USF makes the NCAA!

As a big-time b-ball fan we hate to say this, but our enthusiasm for the NCAA tourney diminishes each year, because frankly college basketball isn't nearly as great as a sport as it was up to a decade ago.


The problem? The best teams have no continuity. The top players rarely if ever stick around a college program for the completion of their eligibility, and as a result the nucleus of most of the best programs changes from year to year.


The prime example is the University of Kentucky, billed by many analysts as the team to beat in this spring's tournament. Four of the Wildcats' top seven players are freshmen, and two more are sophomores. Like every year with UK, enjoy watching the individuals on this team, because many of them may not be back next season. Instead they'll be taking their talents to the pro game, where they can be compensated for their skills.


In the past two years, seven underclassmen at Kentucky have declared for the draft.


On Friday USA Today reported on the Kentucky phenomenon, featuring their coach, John Calipari, who gets criticized for exploiting the one-and-done rule, an NBA law that declares that players cannot enter the professionals until they are at least 19 years old and a year out of high school.

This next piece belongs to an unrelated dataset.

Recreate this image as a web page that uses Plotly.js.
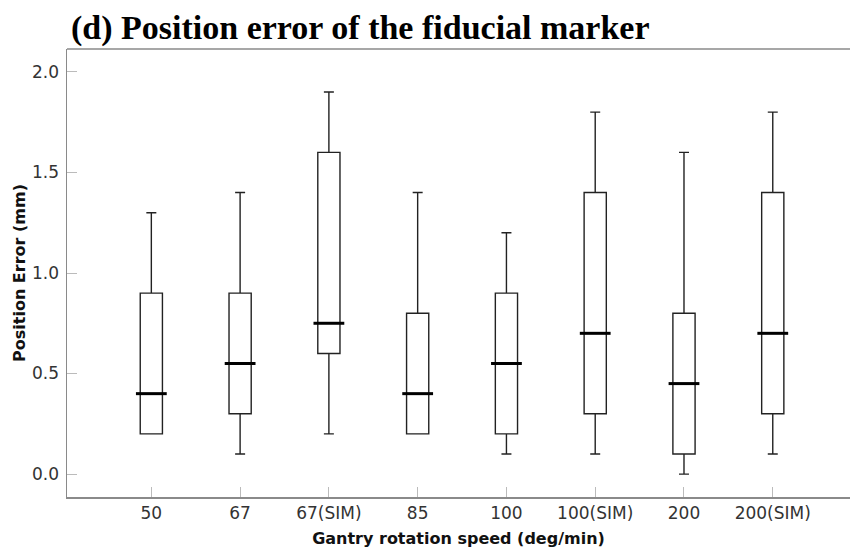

Of course, the fact that it's all about these guys going to the pros proves that it's somewhat of a farce that they're truly student-athletes. But Calipari argues (persuasively) that if the kids on his program can make millions of dollars putting a ball in a hoop, why should they remain in school to get a degree?


"If it's your son, if he had that kind of talent, you would make him stay in college four years?" he says. "What if he got hurt? What if the (behavioral) direction he was going went different?


"I cannot morally tell a young man that he should stay in school - in the interests of the school, the program or me - when it's in his best interests and his family's best interests to go reach his dreams. I couldn't tell (Bill) Gates, 'Do you know what you did to the integrity of your school by coming out and starting Microsoft?' "


Calipari is right. But simply as a college basketball fan, I'd argue it's made the sport not nearly as interesting. The games themselves in the tournament will continue to be pretty good — there will be some buzzer beaters and some major upsets.


But the fact that rosters change so much every year makes it tougher to be a fan, unless you're a huge aficionado of a particular program because it's your alma mater or, as in the case of USF, you're feeling some local pride.


The one recent exception to the one-and-done routine is the Florida Gators of 2007. They repeated as national champions when many of their star players such as Joakim Noah, Al Horford and Corey Brewer eschewed the pros to try to win one more championship, and in fact became the best college team of the era, and arguably the greatest since the Duke championship teams of the early ’90s.


Yours truly will always prefer the pro game. On Sunday, the league's greatest rivalry, Boston-L.A., hooked up at the Staples Center in a mediocre game that ended dramatically, with the Lakers holding on, 97-94. WIth the league's regular season delayed nearly two months because of the lockout, the play around the league has been inconsistent, as the teams cram a 66-game regular season into four months' time, making veteran teams like the Celtics and Lakers look at times not clicking on all cylinders.


Of course, the NBA season goes on way too long anyway (82 regular season games vs. 30 college games), which is why nobody but die-hards was really that sad the pros didn't begin until Christmas this past season. We can't wait for the playoffs to begin. But in the interim, we look forward to watching some of the future pros over the next few weeks, many of whom will never play in college again after this month.

  • Kentucky coach John Calipari

Sixty-eight teams, the most ever, will play in the 2012 NCAA Basketball Tournament that begins tomorrow night in Dayton, Ohio. The tourney has been at 65 teams in recent years, meaning that both USF and the University of California, who will play Wednesday night at 9:10 p.m., might likely have been teams left "on the bubble" if 2011 rules were still in existence.

Jerry Palm, the publisher of CollegeRPI.com, tells the New York Times that all of these teams that were added to the tourney are "highly flawed."

“That’s a function of the 68-team field. You put three more teams in the field, you’re going to have 10 teams that could compete for those three spots.....You’ve lowered the standard for getting into the tournament. And this is what you get.”

Nevertheless it's huge news for Tampa Bay area college basketball fans, as USF makes "the big dance" for the first time in two decades.